Q: Let’s first start with the basics: what is good- and bad-quality data?
Sasha: “We define ‘good quality’ as real data coming from real people, and serving a specific purpose. This data has four characteristics; it is accurate, complete, consistent, and valid.”
Alicia: “Historically, we have considered participants, and by extension their data, as either good or bad. However, bad-quality data varies in severity. For example, all participants can make mistakes in their responses, such as a typo here or the wrong click there, and this may reduce the quality of the data. We are not concerned about these minor data-quality issues. What keeps us up is severely bad quality, which can arise for one of two reasons: fraud, and lack of engagement.”
Q: What is the difference between fraud and lack of engagement amongst survey respondents?
Sasha: “Fraudulent responses refer to the intentional falsification of data. One example is a bot completing a survey multiple times. These types of responses are highly undesirable since the data is false and often meaningless. On the other hand, our data can also be severely comprised when participants are disengaged – they complete the survey as quickly as possible with the least amount of effort. The resulting data tends to contain a minimal level of detail, very little variability, and although not deceptive, it does not contribute much to the overall insights.”
Alicia: “Exactly, so both motivations result in poor-quality data, but for completely different reasons. In the first instance, a purposefully deceptive participant is providing data through a bot or is untruthful about their experiences. In the second instance, the participant is providing poor-quality data because they are not motivated or engaged in the survey. We cannot influence the behaviour of participants who fall in the first category – but we have measures in place to avoid recruiting these types of participants. However, we can influence the behaviour of participants in the second category and reduce the likelihood of them becoming disengaged.”
Q: Let’s dive into the concrete measures and processes later on. Can you first tell us a bit more about your team’s general approach to safeguarding data quality?
Sasha: “The Network Quality team supports all InSites projects by ensuring high-quality participation, and consequently high-quality data. We want to empower the consultants with reliable, valid data they can trust, so that they can deliver outstanding deliverables and insights.

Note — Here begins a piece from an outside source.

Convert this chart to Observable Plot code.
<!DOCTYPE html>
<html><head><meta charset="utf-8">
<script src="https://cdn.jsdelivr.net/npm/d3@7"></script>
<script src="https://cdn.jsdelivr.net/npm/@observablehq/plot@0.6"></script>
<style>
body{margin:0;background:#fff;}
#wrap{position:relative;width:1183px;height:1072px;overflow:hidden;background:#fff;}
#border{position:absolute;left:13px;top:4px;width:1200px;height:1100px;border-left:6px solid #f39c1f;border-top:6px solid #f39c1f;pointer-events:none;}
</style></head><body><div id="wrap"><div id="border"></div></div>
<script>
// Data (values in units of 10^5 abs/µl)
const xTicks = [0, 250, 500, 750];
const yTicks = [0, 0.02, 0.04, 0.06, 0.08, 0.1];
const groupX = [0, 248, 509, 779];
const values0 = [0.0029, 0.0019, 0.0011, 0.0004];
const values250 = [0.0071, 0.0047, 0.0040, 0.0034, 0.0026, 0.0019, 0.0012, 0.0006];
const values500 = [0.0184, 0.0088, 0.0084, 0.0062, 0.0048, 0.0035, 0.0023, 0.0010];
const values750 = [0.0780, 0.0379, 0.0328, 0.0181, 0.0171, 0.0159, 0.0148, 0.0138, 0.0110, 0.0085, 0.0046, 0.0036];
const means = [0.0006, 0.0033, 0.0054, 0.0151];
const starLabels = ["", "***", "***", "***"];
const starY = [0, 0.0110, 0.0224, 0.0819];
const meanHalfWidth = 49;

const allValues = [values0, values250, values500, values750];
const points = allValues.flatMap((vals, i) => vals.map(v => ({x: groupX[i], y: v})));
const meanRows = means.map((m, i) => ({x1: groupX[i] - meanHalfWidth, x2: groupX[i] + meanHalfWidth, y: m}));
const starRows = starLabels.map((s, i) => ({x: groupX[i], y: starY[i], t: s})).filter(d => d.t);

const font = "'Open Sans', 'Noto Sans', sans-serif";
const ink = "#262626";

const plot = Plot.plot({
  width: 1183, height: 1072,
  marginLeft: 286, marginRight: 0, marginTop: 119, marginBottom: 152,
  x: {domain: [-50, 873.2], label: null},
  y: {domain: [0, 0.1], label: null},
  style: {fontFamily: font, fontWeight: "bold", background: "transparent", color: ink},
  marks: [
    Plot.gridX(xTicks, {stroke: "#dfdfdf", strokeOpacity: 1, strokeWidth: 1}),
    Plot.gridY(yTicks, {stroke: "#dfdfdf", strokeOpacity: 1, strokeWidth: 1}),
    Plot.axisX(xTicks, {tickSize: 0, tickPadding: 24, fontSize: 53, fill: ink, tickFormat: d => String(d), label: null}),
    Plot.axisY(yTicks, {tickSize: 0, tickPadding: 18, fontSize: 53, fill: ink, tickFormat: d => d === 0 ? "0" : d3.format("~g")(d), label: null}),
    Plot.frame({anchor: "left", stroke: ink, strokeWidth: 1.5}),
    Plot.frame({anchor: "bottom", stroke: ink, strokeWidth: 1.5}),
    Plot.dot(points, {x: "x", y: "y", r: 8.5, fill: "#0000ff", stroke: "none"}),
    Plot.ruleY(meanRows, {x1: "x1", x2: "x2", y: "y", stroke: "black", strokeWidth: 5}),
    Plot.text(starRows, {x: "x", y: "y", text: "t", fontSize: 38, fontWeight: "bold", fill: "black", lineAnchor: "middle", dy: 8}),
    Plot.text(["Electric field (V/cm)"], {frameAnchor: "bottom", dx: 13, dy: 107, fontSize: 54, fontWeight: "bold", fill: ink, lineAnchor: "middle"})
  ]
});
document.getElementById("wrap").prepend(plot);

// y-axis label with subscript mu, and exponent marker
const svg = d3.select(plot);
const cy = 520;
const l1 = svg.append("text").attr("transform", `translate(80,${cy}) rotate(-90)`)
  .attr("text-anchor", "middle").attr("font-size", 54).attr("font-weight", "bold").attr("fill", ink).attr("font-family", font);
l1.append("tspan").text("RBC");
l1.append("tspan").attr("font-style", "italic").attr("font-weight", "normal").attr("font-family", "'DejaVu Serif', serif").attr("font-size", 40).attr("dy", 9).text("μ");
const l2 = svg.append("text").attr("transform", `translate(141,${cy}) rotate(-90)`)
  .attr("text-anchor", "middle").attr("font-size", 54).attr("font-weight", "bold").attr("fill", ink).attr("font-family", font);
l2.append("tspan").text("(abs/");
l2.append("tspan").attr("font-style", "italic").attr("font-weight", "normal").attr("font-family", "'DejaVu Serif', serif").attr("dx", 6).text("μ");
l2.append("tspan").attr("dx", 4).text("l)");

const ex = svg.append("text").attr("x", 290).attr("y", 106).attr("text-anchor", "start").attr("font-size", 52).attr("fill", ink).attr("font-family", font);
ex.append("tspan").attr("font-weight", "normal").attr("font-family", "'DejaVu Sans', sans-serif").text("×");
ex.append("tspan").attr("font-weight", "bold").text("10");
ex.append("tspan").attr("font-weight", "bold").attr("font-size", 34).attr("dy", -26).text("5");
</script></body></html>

The team is new – it was formed in September 2021 – and has adopted an ever-evolving approach: we are constantly studying, developing, and updating our knowledge and approaches so that we can keep up with current challenges and existing research. We also use a grassroots approach, by getting feedback from our colleagues about the challenges that they experience and the trends that they have noticed in their data, so that we can stay up to date.
Based on all these approaches, our knowledge, and our expertise, we have put into place extensive quality-check processes that follow every step of the research process, including project set-up, data collection, and post-data collection to safeguard the best possible data quality.”
Q: And specifically, what processes does your team follow to ensure superior quality data?
Sasha: “The first step focuses on a carefully crafted research design, tailored to our clients’ needs. From careful source selection and innovative thinking, we ensure that questionnaires help us safeguard data.
A well-designed, well-phrased, and engaging questionnaire that is tailored to the project’s objectives ensures excellent quality data in at least two ways. First, a questionnaire that is properly designed and contains appropriate questions is more likely to yield data that answers the research question. Second, an engaging questionnaire is more likely to keep participants focused, making sure they complete all questions, and this subsequently result in better-quality data.”
Alicia: “So, as an example, assume that our client was interested in a sensitive topic, like contraceptive use and preferences, or personal saving habits. A poorly designed questionnaire is one that begins with these personal questions; participants might be put off by being asked such personal questions right away, and therefore might decide to terminate the survey.
It is important to remember that our participants are human; they have insights, experiences, and opinions that we are interested in, and that is why we want their input. However, participants can also get bored, have bad days, make mistakes, or feel rushed. Knowing this, we must consider how the research experience can affect our participants’ behaviour.
If surveys are too long, too boring, or too demanding, then participants will no longer provide good-quality data. Therefore, it becomes increasingly important to optimize the participants’ experience and show that we value their time and effort.”
Sasha: “There are many things that we can do as researchers to ensure the quality of the data that the participant provides. Everything from deciding on the right question type (for example, rating scales where you can to capture quantitative variability, and open questions for richer insights), preventing boredom by varying the types of questions asked; wording the question clearly so that the participant understands what is asked, avoiding jargon, formal language or internet speak; ordering and numbering the answer options properly; and even the overall flow of the questions in the questionnaire can influence participants.”